Sunday opened with 86s across multiple items. A day that should have been strong trading was hampered entirely by the fact that the weekend’s stock had been used up without a plan for what came next.

The sales record was real. The cost underneath it simply was not being tracked.


Recommendations

01. Plan inventory in layers, not in averages

The standard daily prep should be based on your busiest regular day. On top of that, maintain a two-day buffer for high-volume events. On top of that, hold a 25% reserve: a single day’s worth of ingredients that you do not touch unless you have to. This means that even if the event burns through your buffer, you open the next day with enough to trade properly while you restock.

02. Treat the day after the event as part of the event

A Sunday after Valentine’s Day is not a normal Sunday. It carries the spillover of guests who couldn’t get in the day before, a team that is already tired, and a kitchen that is already depleted. Plan for it as an extension of the event, not a return to routine.

03. Know your layout’s limits before the day arrives

A layout that works beautifully on a regular day may not suit a couples-focused occasion. That mismatch is knowable weeks in advance. Build your reservation or walk-in approach around it. If private seating is limited, communicate that early, and make the communal setup feel intentional rather than like an afterthought.

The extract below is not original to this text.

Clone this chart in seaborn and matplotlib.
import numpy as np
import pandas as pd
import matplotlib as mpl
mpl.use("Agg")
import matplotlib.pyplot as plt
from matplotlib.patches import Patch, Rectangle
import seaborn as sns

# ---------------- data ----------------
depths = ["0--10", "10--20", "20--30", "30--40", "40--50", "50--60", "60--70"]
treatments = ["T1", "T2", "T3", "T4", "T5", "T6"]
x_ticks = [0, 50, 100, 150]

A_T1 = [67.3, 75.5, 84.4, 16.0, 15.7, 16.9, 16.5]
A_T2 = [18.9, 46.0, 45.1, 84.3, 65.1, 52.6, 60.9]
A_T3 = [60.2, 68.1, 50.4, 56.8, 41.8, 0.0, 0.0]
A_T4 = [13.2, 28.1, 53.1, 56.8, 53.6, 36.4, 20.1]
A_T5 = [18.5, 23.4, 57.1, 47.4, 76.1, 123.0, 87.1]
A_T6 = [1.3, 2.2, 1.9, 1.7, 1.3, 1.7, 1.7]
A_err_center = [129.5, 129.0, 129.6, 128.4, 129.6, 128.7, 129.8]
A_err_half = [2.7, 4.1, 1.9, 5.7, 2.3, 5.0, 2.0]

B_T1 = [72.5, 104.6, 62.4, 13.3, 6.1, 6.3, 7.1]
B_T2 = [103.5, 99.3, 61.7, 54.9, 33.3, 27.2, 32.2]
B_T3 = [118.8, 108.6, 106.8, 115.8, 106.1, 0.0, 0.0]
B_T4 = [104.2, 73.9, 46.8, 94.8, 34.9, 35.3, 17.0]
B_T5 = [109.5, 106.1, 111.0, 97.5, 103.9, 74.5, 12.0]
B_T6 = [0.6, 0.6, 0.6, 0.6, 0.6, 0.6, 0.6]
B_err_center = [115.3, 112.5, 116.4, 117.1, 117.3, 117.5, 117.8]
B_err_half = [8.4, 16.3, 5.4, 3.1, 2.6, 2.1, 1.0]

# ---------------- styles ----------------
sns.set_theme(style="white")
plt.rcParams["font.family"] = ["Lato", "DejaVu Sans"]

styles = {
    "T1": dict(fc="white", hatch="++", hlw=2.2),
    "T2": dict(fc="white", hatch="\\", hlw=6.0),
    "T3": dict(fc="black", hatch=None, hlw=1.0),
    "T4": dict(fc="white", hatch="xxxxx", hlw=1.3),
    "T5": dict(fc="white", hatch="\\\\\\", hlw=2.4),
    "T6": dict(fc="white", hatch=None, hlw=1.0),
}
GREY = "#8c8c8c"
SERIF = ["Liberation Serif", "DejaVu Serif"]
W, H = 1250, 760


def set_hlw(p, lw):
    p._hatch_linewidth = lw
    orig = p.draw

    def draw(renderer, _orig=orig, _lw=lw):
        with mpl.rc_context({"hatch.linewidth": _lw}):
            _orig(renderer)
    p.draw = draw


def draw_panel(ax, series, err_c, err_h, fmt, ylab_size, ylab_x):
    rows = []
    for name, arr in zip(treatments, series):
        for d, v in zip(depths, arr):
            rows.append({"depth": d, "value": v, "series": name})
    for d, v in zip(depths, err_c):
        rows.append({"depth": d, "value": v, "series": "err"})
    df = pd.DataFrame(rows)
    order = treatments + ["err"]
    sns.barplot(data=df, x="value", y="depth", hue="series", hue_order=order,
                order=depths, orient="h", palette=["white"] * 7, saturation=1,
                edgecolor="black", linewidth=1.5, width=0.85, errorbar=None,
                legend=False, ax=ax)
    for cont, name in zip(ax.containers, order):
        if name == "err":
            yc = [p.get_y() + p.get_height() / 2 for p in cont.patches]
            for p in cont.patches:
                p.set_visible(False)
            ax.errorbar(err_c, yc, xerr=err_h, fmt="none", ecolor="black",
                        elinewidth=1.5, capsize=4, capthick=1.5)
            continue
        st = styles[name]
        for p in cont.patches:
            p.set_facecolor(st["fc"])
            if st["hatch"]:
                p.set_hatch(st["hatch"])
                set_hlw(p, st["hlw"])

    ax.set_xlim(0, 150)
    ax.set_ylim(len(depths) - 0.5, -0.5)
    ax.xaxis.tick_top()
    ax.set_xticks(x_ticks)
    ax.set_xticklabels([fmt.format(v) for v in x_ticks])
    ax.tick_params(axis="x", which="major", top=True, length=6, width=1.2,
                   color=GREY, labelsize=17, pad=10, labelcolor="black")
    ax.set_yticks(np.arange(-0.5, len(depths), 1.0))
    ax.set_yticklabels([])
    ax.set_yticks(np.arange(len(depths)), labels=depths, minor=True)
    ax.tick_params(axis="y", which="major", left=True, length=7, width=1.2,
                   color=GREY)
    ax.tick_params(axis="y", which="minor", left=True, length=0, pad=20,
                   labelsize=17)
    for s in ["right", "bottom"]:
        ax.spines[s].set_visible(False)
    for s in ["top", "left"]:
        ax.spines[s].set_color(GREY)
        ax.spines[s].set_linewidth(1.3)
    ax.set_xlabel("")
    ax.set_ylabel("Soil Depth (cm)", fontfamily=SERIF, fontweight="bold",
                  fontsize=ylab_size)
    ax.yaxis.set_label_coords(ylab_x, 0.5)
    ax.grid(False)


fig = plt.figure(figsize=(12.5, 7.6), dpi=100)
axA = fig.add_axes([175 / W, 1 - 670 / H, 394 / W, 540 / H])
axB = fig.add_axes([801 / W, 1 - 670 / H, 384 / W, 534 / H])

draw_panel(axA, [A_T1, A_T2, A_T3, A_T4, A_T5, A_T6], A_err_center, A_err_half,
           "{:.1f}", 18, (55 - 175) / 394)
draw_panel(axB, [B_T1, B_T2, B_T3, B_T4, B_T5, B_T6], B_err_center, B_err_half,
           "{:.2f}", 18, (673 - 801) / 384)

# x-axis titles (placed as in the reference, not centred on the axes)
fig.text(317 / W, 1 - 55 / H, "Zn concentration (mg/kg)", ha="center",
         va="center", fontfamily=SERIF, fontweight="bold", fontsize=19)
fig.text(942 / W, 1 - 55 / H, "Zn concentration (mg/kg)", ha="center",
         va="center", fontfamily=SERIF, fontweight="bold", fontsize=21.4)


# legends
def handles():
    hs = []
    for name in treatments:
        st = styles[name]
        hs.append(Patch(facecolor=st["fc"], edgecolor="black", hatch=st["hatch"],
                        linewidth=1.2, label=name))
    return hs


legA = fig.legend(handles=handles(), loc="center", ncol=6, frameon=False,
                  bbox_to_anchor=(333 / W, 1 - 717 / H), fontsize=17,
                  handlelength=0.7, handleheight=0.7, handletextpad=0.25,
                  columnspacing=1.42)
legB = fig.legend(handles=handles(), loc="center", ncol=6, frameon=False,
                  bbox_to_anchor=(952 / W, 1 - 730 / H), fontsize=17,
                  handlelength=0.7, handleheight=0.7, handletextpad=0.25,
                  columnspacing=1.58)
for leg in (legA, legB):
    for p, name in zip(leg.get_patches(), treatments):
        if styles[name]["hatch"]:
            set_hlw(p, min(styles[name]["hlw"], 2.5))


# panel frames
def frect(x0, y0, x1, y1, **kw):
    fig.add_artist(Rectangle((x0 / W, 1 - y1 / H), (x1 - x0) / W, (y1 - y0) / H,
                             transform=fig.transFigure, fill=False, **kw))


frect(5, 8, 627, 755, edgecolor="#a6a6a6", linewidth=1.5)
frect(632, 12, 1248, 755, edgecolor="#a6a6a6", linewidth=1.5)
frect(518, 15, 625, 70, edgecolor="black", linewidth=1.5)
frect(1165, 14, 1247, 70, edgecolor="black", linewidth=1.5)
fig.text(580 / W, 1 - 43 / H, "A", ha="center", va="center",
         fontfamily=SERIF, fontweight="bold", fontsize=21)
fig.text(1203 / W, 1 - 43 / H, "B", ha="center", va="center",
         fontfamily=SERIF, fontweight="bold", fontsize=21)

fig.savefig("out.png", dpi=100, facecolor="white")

04. Warm service is the product, not a bonus

On a high-volume day, it is tempting to optimise purely for throughput. But the reason guests choose an independent café over a chain is the feeling of being looked after. A team that is running to survive cannot give that. Staffing for peak days should treat service quality as a constraint, not a nice-to-have.

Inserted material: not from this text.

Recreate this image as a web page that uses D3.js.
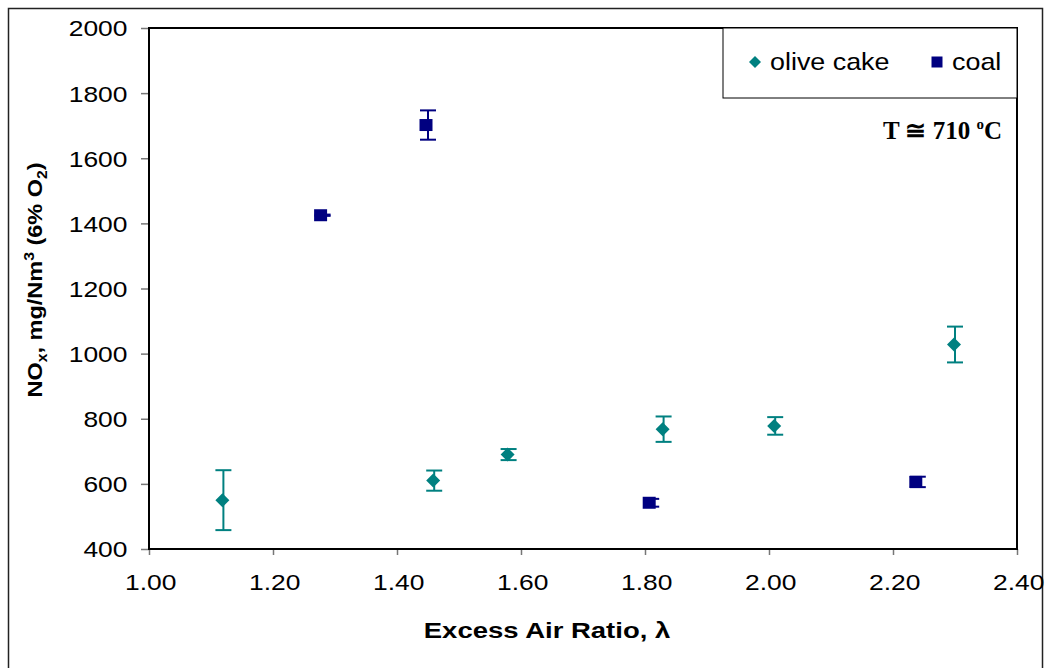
<!DOCTYPE html>
<html>
<head>
<meta charset="utf-8">
<title>NOx vs excess air ratio</title>
<style>
body { margin: 0; background: #fff; }
svg { display: block; font-family: "Liberation Sans", Arial, sans-serif; }
.axis .domain { display: none; }
.axis line { stroke: #777; stroke-width: 1.5; }
.axis text { font-size: 22px; fill: #000; }
</style>
</head>
<body>
<svg width="1049" height="668"></svg>
<script src="https://d3js.org/d3.v7.min.js"></script>
<script>
// olive cake series
var oliveX   = [1.12, 1.46, 1.58, 1.83, 2.01, 2.30];
var oliveY   = [550, 610, 690, 768, 778, 1028];
var oliveErr = [92, 31, 17, 39, 27, 55];
// coal series
var coalX   = [1.28, 1.45, 1.81, 2.24];
var coalY   = [1425, 1702, 542, 606];
var coalErr = [2, 45, 12, 16];

var xTicks = [1.0, 1.2, 1.4, 1.6, 1.8, 2.0, 2.2, 2.4];
var yTicks = [400, 600, 800, 1000, 1200, 1400, 1600, 1800, 2000];

var teal = "#008080", navy = "#000080";
var stretch = 1.2;   // source picture's text is wider than it is tall

var svg = d3.select("svg"),
    plot = {left: 149, top: 28, right: 1017, bottom: 549};

var x = d3.scaleLinear().domain([1.0, 2.4]).range([plot.left, plot.right]);
var y = d3.scaleLinear().domain([400, 2000]).range([plot.bottom, plot.top]);

// outer frame
svg.append("rect")
    .attr("x", 8.5).attr("y", 8.5)
    .attr("width", 1034).attr("height", 700)
    .attr("fill", "none").attr("stroke", "#222").attr("stroke-width", 1.5);

// axes
var gy = svg.append("g").attr("class", "axis")
    .attr("transform", "translate(" + plot.left + ",0)")
    .call(d3.axisLeft(y).tickValues(yTicks).tickSize(8).tickFormat(d3.format("d")));
gy.selectAll("text")
    .attr("x", -18).attr("dy", "0.36em")
    .attr("transform", "scale(" + stretch + ",1)");

var gx = svg.append("g").attr("class", "axis")
    .attr("transform", "translate(0," + plot.bottom + ")")
    .call(d3.axisBottom(x).tickValues(xTicks).tickSize(6).tickFormat(d3.format(".2f")));
gx.selectAll("text")
    .attr("y", 41).attr("dy", 0).attr("x", 1)
    .attr("transform", "scale(" + stretch + ",1)");

// plot border and axis lines
svg.append("rect")
    .attr("x", plot.left).attr("y", plot.top)
    .attr("width", plot.right - plot.left).attr("height", plot.bottom - plot.top)
    .attr("fill", "none").attr("stroke", "#000").attr("stroke-width", 2);

// error bars + markers
function drawSeries(xs, ys, es, color, shape, shift) {
  var data = xs.map(function(v, i) { return {x: v, y: ys[i], e: es[i]}; });
  var g = svg.append("g");
  var eb = g.selectAll("g.err").data(data).enter().append("g")
      .attr("stroke", color).attr("stroke-width", 2);
  eb.append("line")
      .attr("x1", function(d) { return x(d.x); }).attr("x2", function(d) { return x(d.x); })
      .attr("y1", function(d) { return y(d.y + d.e); }).attr("y2", function(d) { return y(d.y - d.e); });
  eb.append("line")
      .attr("x1", function(d) { return x(d.x) - 8; }).attr("x2", function(d) { return x(d.x) + 8; })
      .attr("y1", function(d) { return y(d.y + d.e); }).attr("y2", function(d) { return y(d.y + d.e); });
  eb.append("line")
      .attr("x1", function(d) { return x(d.x) - 8; }).attr("x2", function(d) { return x(d.x) + 8; })
      .attr("y1", function(d) { return y(d.y - d.e); }).attr("y2", function(d) { return y(d.y - d.e); });
  g.selectAll("path.m").data(data).enter().append("path")
      .attr("d", shape)
      .attr("fill", color)
      .attr("transform", function(d) { return "translate(" + (x(d.x) + shift) + "," + y(d.y) + ")"; });
}
var diamond = "M0,-7L7,0L0,7L-7,0Z";
var square = "M-6.5,-6L6.5,-6L6.5,6L-6.5,6Z";
drawSeries(oliveX, oliveY, oliveErr, teal, diamond, -1);
drawSeries(coalX, coalY, coalErr, navy, square, -2);

// legend
var lg = svg.append("g");
lg.append("rect")
    .attr("x", 723).attr("y", plot.top)
    .attr("width", plot.right - 723).attr("height", 70)
    .attr("fill", "#fff").attr("stroke", "#000").attr("stroke-width", 1);
lg.append("path").attr("d", "M0,-6L6,0L0,6L-6,0Z").attr("fill", teal)
    .attr("transform", "translate(755,62)");
lg.append("text").attr("font-size", 24)
    .attr("transform", "translate(770,70) scale(1.12,1)").text("olive cake");
lg.append("path").attr("d", "M-5.5,-5.5L5.5,-5.5L5.5,5.5L-5.5,5.5Z").attr("fill", navy)
    .attr("transform", "translate(937,62)");
lg.append("text").attr("font-size", 24)
    .attr("transform", "translate(952,70) scale(1.12,1)").text("coal");

// temperature note
var note = svg.append("text")
    .attr("x", 1002).attr("y", 139)
    .attr("text-anchor", "end")
    .attr("font-family", "'Liberation Serif', 'Times New Roman', serif")
    .attr("font-weight", "bold").attr("font-size", 25);
note.append("tspan").text("T \u2245 710 ");
note.append("tspan").attr("font-size", 15).attr("dy", -10).text("o");
note.append("tspan").attr("dy", 10).text("C");

// axis titles
var xt = svg.append("text")
    .attr("transform", "translate(547,638) scale(1.25,1)")
    .attr("text-anchor", "middle")
    .attr("font-weight", "bold").attr("font-size", 22);
xt.append("tspan").text("Excess Air Ratio, \u03bb");

var yt = svg.append("text")
    .attr("transform", "translate(42,280) rotate(-90) scale(1.12,1)")
    .attr("text-anchor", "middle")
    .attr("font-weight", "bold").attr("font-size", 21);
yt.append("tspan").text("NO");
yt.append("tspan").attr("font-size", 14).attr("dy", 5).text("x");
yt.append("tspan").attr("dy", -5).text(", mg/Nm");
yt.append("tspan").attr("font-size", 14).attr("dy", -8).text("3");
yt.append("tspan").attr("dy", 8).text(" (6% O");
yt.append("tspan").attr("font-size", 14).attr("dy", 5).text("2");
yt.append("tspan").attr("dy", -5).text(")");
</script>
</body>
</html>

05. Prepared chaos is better than unprepared chaos

Things will go wrong on your busiest day. Accept that. The question is whether the chaos finds you ready or finds you empty. A plan that gets stress-tested and breaks in interesting ways teaches you something you can build on. Unprepared chaos only confirms what you already knew, and costs you a great deal more to learn.


Observations drawn from direct operational experience at an independent café in India. Sales figures and service metrics are illustrative of patterns observed during peak-day trading.